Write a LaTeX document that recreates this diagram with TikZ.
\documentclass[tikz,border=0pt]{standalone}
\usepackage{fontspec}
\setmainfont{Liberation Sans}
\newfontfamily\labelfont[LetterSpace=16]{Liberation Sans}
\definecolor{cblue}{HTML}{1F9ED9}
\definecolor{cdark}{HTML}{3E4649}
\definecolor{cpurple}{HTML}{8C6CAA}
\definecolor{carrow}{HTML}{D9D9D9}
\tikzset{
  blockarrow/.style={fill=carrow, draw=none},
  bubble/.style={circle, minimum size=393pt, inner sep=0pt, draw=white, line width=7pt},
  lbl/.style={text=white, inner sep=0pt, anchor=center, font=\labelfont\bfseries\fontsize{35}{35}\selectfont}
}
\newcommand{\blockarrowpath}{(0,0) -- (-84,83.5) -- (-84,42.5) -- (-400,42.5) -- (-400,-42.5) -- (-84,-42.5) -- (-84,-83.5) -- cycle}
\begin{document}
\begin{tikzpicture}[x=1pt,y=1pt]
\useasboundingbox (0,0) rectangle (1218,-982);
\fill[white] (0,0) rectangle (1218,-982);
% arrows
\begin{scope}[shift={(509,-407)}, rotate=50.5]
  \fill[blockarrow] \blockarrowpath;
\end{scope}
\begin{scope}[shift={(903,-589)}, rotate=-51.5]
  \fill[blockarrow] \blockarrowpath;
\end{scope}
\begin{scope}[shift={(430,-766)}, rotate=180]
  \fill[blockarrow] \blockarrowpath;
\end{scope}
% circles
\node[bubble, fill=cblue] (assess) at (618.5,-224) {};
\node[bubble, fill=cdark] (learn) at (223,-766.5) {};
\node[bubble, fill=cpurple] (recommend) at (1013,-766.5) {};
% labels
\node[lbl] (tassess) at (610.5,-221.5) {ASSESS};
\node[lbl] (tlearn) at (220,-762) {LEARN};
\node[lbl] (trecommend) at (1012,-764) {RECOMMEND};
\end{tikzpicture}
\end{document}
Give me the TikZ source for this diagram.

·····

▶ EXERCISE PROMPT
Please restate the records in full, word for word.

▶ ANSWER TO THE TASK
Write a LaTeX document that recreates this diagram with TikZ.
\documentclass[tikz,border=0pt]{standalone}
\usepackage{fontspec}
\setmainfont{Liberation Sans}
\newfontfamily\labelfont[LetterSpace=16]{Liberation Sans}
\definecolor{cblue}{HTML}{1F9ED9}
\definecolor{cdark}{HTML}{3E4649}
\definecolor{cpurple}{HTML}{8C6CAA}
\definecolor{carrow}{HTML}{D9D9D9}
\tikzset{
  blockarrow/.style={fill=carrow, draw=none},
  bubble/.style={circle, minimum size=393pt, inner sep=0pt, draw=white, line width=7pt},
  lbl/.style={text=white, inner sep=0pt, anchor=center, font=\labelfont\bfseries\fontsize{35}{35}\selectfont}
}
\newcommand{\blockarrowpath}{(0,0) -- (-84,83.5) -- (-84,42.5) -- (-400,42.5) -- (-400,-42.5) -- (-84,-42.5) -- (-84,-83.5) -- cycle}
\begin{document}
\begin{tikzpicture}[x=1pt,y=1pt]
\useasboundingbox (0,0) rectangle (1218,-982);
\fill[white] (0,0) rectangle (1218,-982);
% arrows
\begin{scope}[shift={(509,-407)}, rotate=50.5]
  \fill[blockarrow] \blockarrowpath;
\end{scope}
\begin{scope}[shift={(903,-589)}, rotate=-51.5]
  \fill[blockarrow] \blockarrowpath;
\end{scope}
\begin{scope}[shift={(430,-766)}, rotate=180]
  \fill[blockarrow] \blockarrowpath;
\end{scope}
% circles
\node[bubble, fill=cblue] (assess) at (618.5,-224) {};
\node[bubble, fill=cdark] (learn) at (223,-766.5) {};
\node[bubble, fill=cpurple] (recommend) at (1013,-766.5) {};
% labels
\node[lbl] (tassess) at (610.5,-221.5) {ASSESS};
\node[lbl] (tlearn) at (220,-762) {LEARN};
\node[lbl] (trecommend) at (1012,-764) {RECOMMEND};
\end{tikzpicture}
\end{document}
Give me the TikZ source for this diagram.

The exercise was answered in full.